Anchorage walk raises awareness of child abuse, sexual assault
Dozens of people stepped forward Monday to improve all Alaskans' lives by taking a stance against child abuse and sexual assault.
The Southcentral Foundation's Child Abuse Awareness Walk was the reason for Monday's stroll around the Alaska Native Medical Center.
"We want it ended; I'm proud of Alaska Native people rising up and breaking silence," said foundation President Katherine Gottlieb, among those who shared their stories about child abuse and sexual assault.

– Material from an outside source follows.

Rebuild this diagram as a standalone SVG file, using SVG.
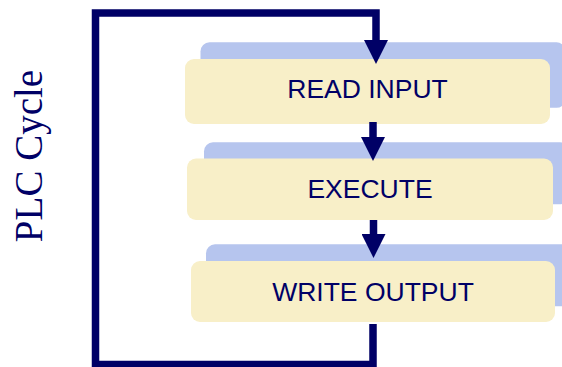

"We had barricaded the doors with everything we could find," said Dr. Mara Kimmel, the wife of Anchorage Mayor Ethan Berkowitz, recalling an encounter years ago in a cabin near Fairbanks. "Because my best friend's husband was coming after her, and we didn't know where he was, we didn't know what to do."
"Domestic violence, child abuse is not an Alaska Native/American Indian problem; it's a human problem," said Lu-Anne Haukaas with the foundation's Family Wellness Warriors initiative, which works with victims.
"We go to the root, we look at the root, because oftentimes we find that trauma, that violence, that abuse, that's just a cycle that keeps repeating itself," Haukaas said. "So, we want to get to the root of that, and share our stories, so that we can heal and stop that cycle of violence."
As a survivor herself, Haukaas speaks from experience.
"I experienced child sexual abuse from the ages of 5, all the way up to around 16 years old," Haukaas said.
It took her about seven years to tell her story.
"People held things in secret," Haukaas said. "And so I held that story in secret until I came actually here, to Southcentral Foundation, and I've been able to share my story in safety."
These people also want to help victims of sexual assault and child abuse, one step at a time.